I have a little leather pouch that lives inside my glove compartment; inside of which are 42 pennies, 1 nickel, and 1 quarter that have been flattened by trains long past. Way back when, my friends and I would drive to a deserted dead-end road in the canyon behind our neighborhoods, where a small trestle overhung some train tracks. In retrospect, the purpose of this structure was unclear. It had red/green signal lights on it, but was mainly an open-weave catwalk that was constructed over the tracks in the middle of nowhere. There didn’t seem to be any functional need for a walkway overhanging the tracks. It was constructed high enough so that it would be an inconvenient access to the roof of any train, and the lights could just as easily have been on poles. I would like to think that it existed only for my friends and I, and flickered into non-existance when we weren’t there.
At any rate, we would often go “down to the tracks” and: walk along them a la Stan by Me, sift through the whatnot and wherefores that always end up by the rails, and just generally hang out.
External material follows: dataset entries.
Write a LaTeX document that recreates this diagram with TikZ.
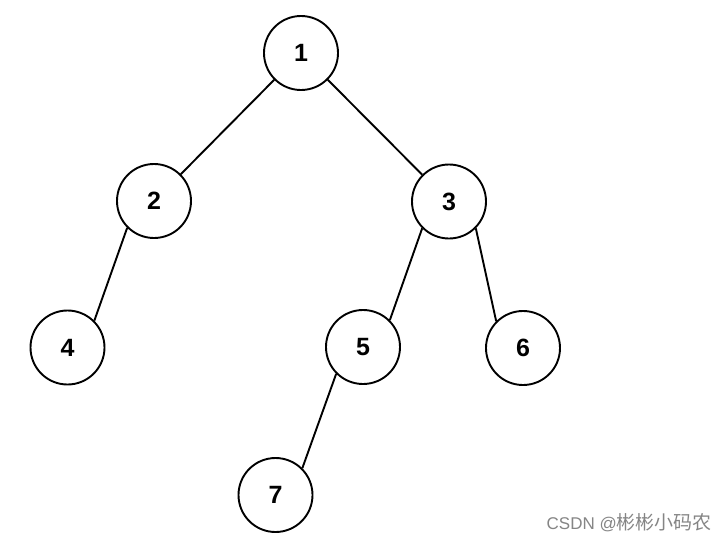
\documentclass[tikz,border=0pt]{standalone}
\usepackage{fontspec}
\setmainfont{Liberation Sans}
\newfontfamily\cjkfont{Noto Sans CJK SC}
\begin{document}
\begin{tikzpicture}[x=1pt,y=-1pt,
  treenode/.style={circle,draw=black,line width=1.9pt,minimum size=74pt,inner sep=0pt,font=\fontsize{25}{25}\selectfont\bfseries},
  edge/.style={draw=black,line width=1.9pt}]
\useasboundingbox[fill=white] (0,0) rectangle (727,544);
\node[treenode] (n1) at (301,53) {1};
\node[treenode] (n2) at (154,201) {2};
\node[treenode] (n3) at (449,201.5) {3};
\node[treenode] (n4) at (67.5,347.5) {4};
\node[treenode] (n5) at (363,347) {5};
\node[treenode] (n6) at (523,348) {6};
\node[treenode] (n7) at (275.5,495) {7};
\path[edge] (n1.south west) -- (n2.north east);
\path[edge] (n1.south east) -- (n3.north west);
\path[edge] (n2.south west) -- (n4.north east);
\path[edge] (n3.south west) -- (n5.north east);
\path[edge] (n3.south east) -- (n6.north west);
\path[edge] (n5.south west) -- (n7.north east);
\node[anchor=east,text=black!48,font=\fontsize{17}{17}\selectfont,inner sep=0pt] (wm) at (712,523) {CSDN @{\cjkfont\fontsize{19}{19}\selectfont 彬彬小码农}};
\end{tikzpicture}
\end{document}
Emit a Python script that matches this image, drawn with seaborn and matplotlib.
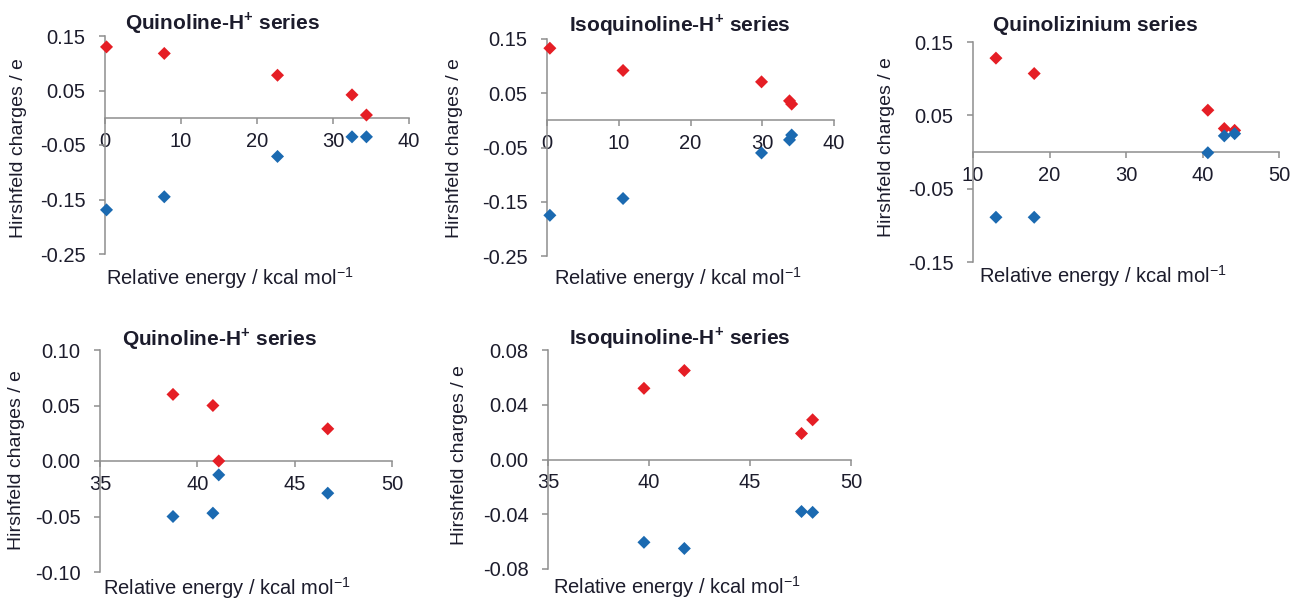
"""
Hirshfeld charges vs relative energy for the protonated quinoline,
isoquinoline and quinolizinium series (five small scatter panels).
"""

import pandas as pd
import matplotlib
matplotlib.use('Agg')
import matplotlib.pyplot as plt
import seaborn as sns


# --- data ---------------------------------------------------------------
# top row
quin_energy = [0.2, 7.8, 22.7, 32.5, 34.4]
quin_red = [0.130, 0.118, 0.078, 0.042, 0.005]
quin_blue = [-0.169, -0.145, -0.071, -0.035, -0.035]

isoq_energy = [0.4, 10.6, 29.9, 33.8, 34.1]
isoq_red = [0.133, 0.092, 0.071, 0.036, 0.030]
isoq_blue = [-0.175, -0.144, -0.060, -0.036, -0.027]

qlz_energy = [13.0, 18.0, 40.7, 42.85, 44.2]
qlz_red = [0.128, 0.107, 0.057, 0.032, 0.0295]
qlz_blue = [-0.089, -0.089, -0.001, 0.022, 0.025]

# bottom row
quin2_energy = [38.75, 40.8, 41.1, 46.7]
quin2_red = [0.060, 0.050, 0.000, 0.029]
quin2_blue = [-0.050, -0.047, -0.0125, -0.029]

isoq2_energy = [39.75, 41.75, 47.55, 48.1]
isoq2_red = [0.052, 0.065, 0.019, 0.029]
isoq2_blue = [-0.0605, -0.065, -0.038, -0.0386]

TITLES = [r'Quinoline-H$^{\mathbf{+}}$ series',
          r'Isoquinoline-H$^{\mathbf{+}}$ series',
          'Quinolizinium series',
          r'Quinoline-H$^{\mathbf{+}}$ series',
          r'Isoquinoline-H$^{\mathbf{+}}$ series']
X_TICKS = [[0, 10, 20, 30, 40], [0, 10, 20, 30, 40], [10, 20, 30, 40, 50],
           [35, 40, 45, 50], [35, 40, 45, 50]]
Y_TICKS = [[-0.25, -0.15, -0.05, 0.05, 0.15], [-0.25, -0.15, -0.05, 0.05, 0.15],
           [-0.15, -0.05, 0.05, 0.15], [-0.10, -0.05, 0.00, 0.05, 0.10],
           [-0.08, -0.04, 0.00, 0.04, 0.08]]
XLABEL = r'Relative energy / kcal mol$^{-1}$'
YLABEL = 'Hirshfeld charges / e'

# --- layout (pixels of a 1290x599 canvas) ---------------------------------
W, H = 1290, 599
RECTS = [(105, 36, 304, 218), (547, 39, 287, 217), (973, 42, 306, 220),
         (100, 350, 292, 222), (548, 350, 303, 219)]
TITLE_POS = [(0.388, 1.06), (0.463, 1.064), (0.40, 1.077), (0.41, 1.05), (0.436, 1.055)]
XLAB_POS = [(0.41, -0.05), (0.456, -0.041), (0.425, -0.005), (0.435, -0.012), (0.426, -0.022)]
YLAB_POS = [(-0.257, 0.486), (-0.293, 0.498), (-0.255, 0.523), (-0.257, 0.505), (-0.264, 0.52)]

RED = '#E51E25'
BLUE = '#1B6AB1'
GREY = '#8E8E8E'
TEXT = '#1c1c2c'


def make_frame(energy, red, blue):
    df = pd.DataFrame({
        'energy': list(energy) * 2,
        'charge': list(red) + list(blue),
        'site': ['red'] * len(red) + ['blue'] * len(blue),
    })
    return df


def style_axes(ax, xticks, yticks):
    ax.set_xlim(xticks[0], xticks[-1])
    ax.set_ylim(yticks[0], yticks[-1])
    ax.set_xticks(xticks)
    ax.set_yticks(yticks)
    ax.set_xticklabels([str(t) for t in xticks])
    ax.set_yticklabels([f'{t:.2f}' for t in yticks])
    for side in ['top', 'right']:
        ax.spines[side].set_visible(False)
    ax.spines['bottom'].set_position(('data', 0))
    for side in ['left', 'bottom']:
        ax.spines[side].set_color(GREY)
        ax.spines[side].set_linewidth(1.1)
    ax.tick_params(axis='both', direction='out', length=4, width=1.1,
                   color=GREY, labelcolor=TEXT, labelsize=14.5)
    ax.tick_params(axis='x', pad=6)
    ax.tick_params(axis='y', pad=10)


def main():
    sns.set_style('ticks')
    plt.rcParams['font.family'] = ['Liberation Sans', 'DejaVu Sans']
    plt.rcParams['mathtext.fontset'] = 'custom'
    plt.rcParams['mathtext.rm'] = 'Liberation Sans'
    plt.rcParams['mathtext.bf'] = 'Liberation Sans:bold'
    plt.rcParams['axes.unicode_minus'] = False

    frames = [
        make_frame(quin_energy, quin_red, quin_blue),
        make_frame(isoq_energy, isoq_red, isoq_blue),
        make_frame(qlz_energy, qlz_red, qlz_blue),
        make_frame(quin2_energy, quin2_red, quin2_blue),
        make_frame(isoq2_energy, isoq2_red, isoq2_blue),
    ]

    fig = plt.figure(figsize=(W / 100, H / 100), dpi=100)
    for i, df in enumerate(frames):
        x0, y0, w, h = RECTS[i]
        ax = fig.add_axes([x0 / W, 1 - (y0 + h) / H, w / W, h / H])
        sns.scatterplot(data=df, x='energy', y='charge', hue='site',
                        palette={'red': RED, 'blue': BLUE}, marker='D',
                        s=44, linewidth=0, legend=False, clip_on=False,
                        zorder=3, ax=ax)
        style_axes(ax, X_TICKS[i], Y_TICKS[i])

        tx, ty = TITLE_POS[i]
        ax.set_title(TITLES[i], x=tx, y=ty, pad=0, va='center',
                     fontsize=15, fontweight='bold', color=TEXT)
        ax.set_xlabel(XLABEL, fontsize=14.5, color=TEXT)
        ax.xaxis.set_label_coords(*XLAB_POS[i])
        ax.set_ylabel(YLABEL, fontsize=14, color=TEXT)
        ax.yaxis.set_label_coords(*YLAB_POS[i])

    fig.savefig('out.png', dpi=100)
    plt.close(fig)


if __name__ == '__main__':
    main()
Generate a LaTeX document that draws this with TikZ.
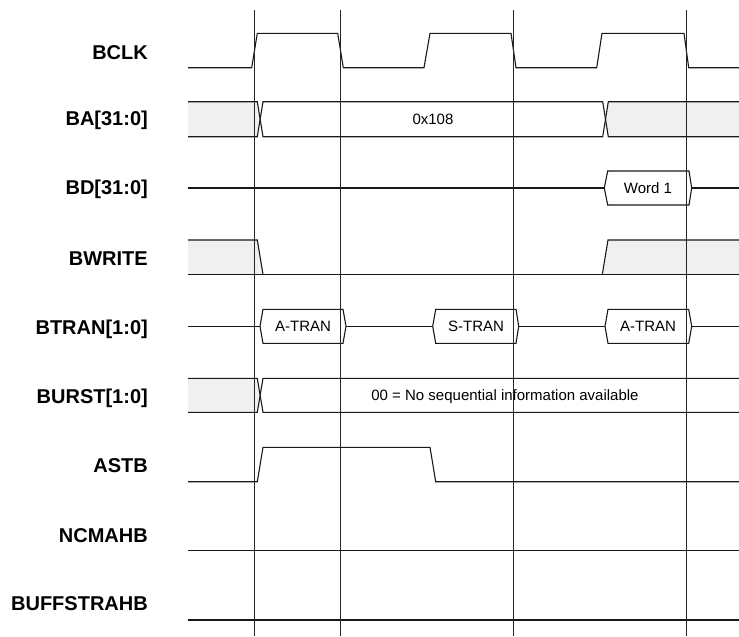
\documentclass[tikz,border=0pt]{standalone}
\usepackage{fontspec}
\setmainfont{Liberation Sans}
\definecolor{busgrey}{RGB}{240,240,240}
\definecolor{sigcol}{RGB}{25,25,25}
\begin{document}
\begin{tikzpicture}[x=1pt,y=-1pt,line join=miter,
  sig/.style={line width=1.1pt,draw=sigcol},
  gridline/.style={line width=0.8pt,draw=black!85},
  lab/.style={anchor=base east,inner sep=0pt,font=\fontsize{20}{23}\selectfont\bfseries},
  val/.style={anchor=base,inner sep=0pt,font=\fontsize{15}{18}\selectfont}]
\useasboundingbox (0,0) rectangle (739,637);

% ---- labels ----
\node[lab] (lbclk)  at (148,59)  {BCLK};
\node[lab] (lba)    at (148,125) {BA[31:0]};
\node[lab] (lbd)    at (148,194) {BD[31:0]};
\node[lab] (lbw)    at (148,265) {BWRITE};
\node[lab] (lbt)    at (148,334) {BTRAN[1:0]};
\node[lab] (lbu)    at (148,403) {BURST[1:0]};
\node[lab] (last)   at (148,472) {ASTB};
\node[lab] (lnc)    at (148,542) {NCMAHB};
\node[lab] (lbuf)   at (148,610) {BUFFSTRAHB};

% ---- grey fills ----
\fill[busgrey] (188,101.7) -- (257.3,101.7) -- (260.2,119.2) -- (257.3,136.7) -- (188,136.7) -- cycle;
\fill[busgrey] (739,101.7) -- (608.3,101.7) -- (605.5,119.2) -- (608.3,136.7) -- (739,136.7) -- cycle;
\fill[busgrey] (188,240) -- (257.3,240) -- (263,274.3) -- (188,274.3) -- cycle;
\fill[busgrey] (602.3,274.3) -- (608,240) -- (739,240) -- (739,274.3) -- cycle;
\fill[busgrey] (188,378.3) -- (257.3,378.3) -- (260.2,395.3) -- (257.3,412.3) -- (188,412.3) -- cycle;

% ---- BCLK ----
\draw[sig] (188,67.7) -- (251.7,67.7) -- (257.3,33.3) -- (337.7,33.3) -- (343.3,67.7)
  -- (424,67.7) -- (430,33.3) -- (511,33.3) -- (516,67.7)
  -- (596.7,67.7) -- (602,33.3) -- (684,33.3) -- (688.7,67.7) -- (739,67.7);

% ---- BA ----
\draw[sig] (188,101.7) -- (257.3,101.7) -- (263,136.7) -- (602.7,136.7) -- (608.3,101.7) -- (739,101.7);
\draw[sig] (188,136.7) -- (257.3,136.7) -- (263,101.7) -- (602.7,101.7) -- (608.3,136.7) -- (739,136.7);
\node[val] (vba) at (433,124.6) {0x108};

% ---- BD ----
\draw[sig] (188,188) -- (604.3,188);
\draw[sig] (604.3,188) -- (607.7,171) -- (689,171) -- (691.7,188) -- (689,205) -- (607.7,205) -- cycle;
\draw[sig] (691.7,188) -- (739,188);
\node[val] (vbd) at (648,193.4) {Word 1};

% ---- BWRITE ----
\draw[sig] (188,240) -- (257.3,240) -- (263,274.3);
\draw[sig] (188,274.3) -- (739,274.3);
\draw[sig] (602.3,274.3) -- (608,240) -- (739,240);

% ---- BTRAN ----
\draw[sig] (188,326.3) -- (260,326.3);
\draw[sig] (260,326.3) -- (263,309.3) -- (343,309.3) -- (346,326.3) -- (343,343.3) -- (263,343.3) -- cycle;
\draw[sig] (346,326.3) -- (432.7,326.3);
\draw[sig] (432.7,326.3) -- (435.7,309.3) -- (516,309.3) -- (518.7,326.3) -- (516,343.3) -- (435.7,343.3) -- cycle;
\draw[sig] (518.7,326.3) -- (605,326.3);
\draw[sig] (605,326.3) -- (608,309.3) -- (688.7,309.3) -- (691.7,326.3) -- (688.7,343.3) -- (608,343.3) -- cycle;
\draw[sig] (691.7,326.3) -- (739,326.3);
\node[val] (vt1) at (303,331.7) {A-TRAN};
\node[val] (vt2) at (476,331.7) {S-TRAN};
\node[val] (vt3) at (648,331.7) {A-TRAN};

% ---- BURST ----
\draw[sig] (188,378.3) -- (257.3,378.3) -- (263,412.3) -- (739,412.3);
\draw[sig] (188,412.3) -- (257.3,412.3) -- (263,378.3) -- (739,378.3);
\node[val] (vbu) at (505,400.7) {00 = No sequential information available};

% ---- ASTB ----
\draw[sig] (188,481.7) -- (257.3,481.7) -- (263,447.3) -- (430,447.3) -- (435.7,481.7) -- (739,481.7);

% ---- NCMAHB / BUFFSTRAHB ----
\draw[sig] (188,550.7) -- (739,550.7);
\draw[sig] (188,620) -- (739,620);

% ---- vertical timing lines ----
\coordinate (g1t) at (254.3,10); \coordinate (g1b) at (254.3,636);
\coordinate (g2t) at (340.7,10); \coordinate (g2b) at (340.7,636);
\coordinate (g3t) at (513.7,10); \coordinate (g3b) at (513.7,636);
\coordinate (g4t) at (686,10);   \coordinate (g4b) at (686,636);
\draw[gridline] (g1t) -- (g1b);
\draw[gridline] (g2t) -- (g2b);
\draw[gridline] (g3t) -- (g3b);
\draw[gridline] (g4t) -- (g4b);
\end{tikzpicture}
\end{document}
When nighttime found us down there, we would line up dozens of pennies on the rails, climb up onto the catwalk past the No Trespassing signs, and wait for a train to come by. Eventually, one always would, and it would come screaming out of the night in a rush of hot air and sound and vibration, drowning out our war-whoops and excited exultations. It was an easy way to get a cheap rush off of several hundred tons of steel moving at great speed only a few feet beneath you. After the train would go buy, flashlights and lighters would be retrieved from our cars and we would commence searching for the glinting of flattened copper. Then, we would divy up the spoils amongst us, differentiating between “good ones” and “bad ones”, and rewarding them on a sliding scale of deserving.
I suppose in a lot of ways my pile of destroyed legal tender is a symbol for the times I had with my friends. I often wonder if they still have theirs, as I somehow know that I will always have mine. Any specific memories associated with any one particular coin have long since been forgotten; but, I do remember the notable things: the rat as big as a small dog cut clean in half, the numerous hobos and their wayward dogs that would scream invectives at us as they passed, and that endless-moment feeling as you were suspended above your own mortality with the people who would care the most beside you. Mostly, though, I remember the feeling of friendship, the laughter, the contentment, and the seemingly infinite possibilities for the future.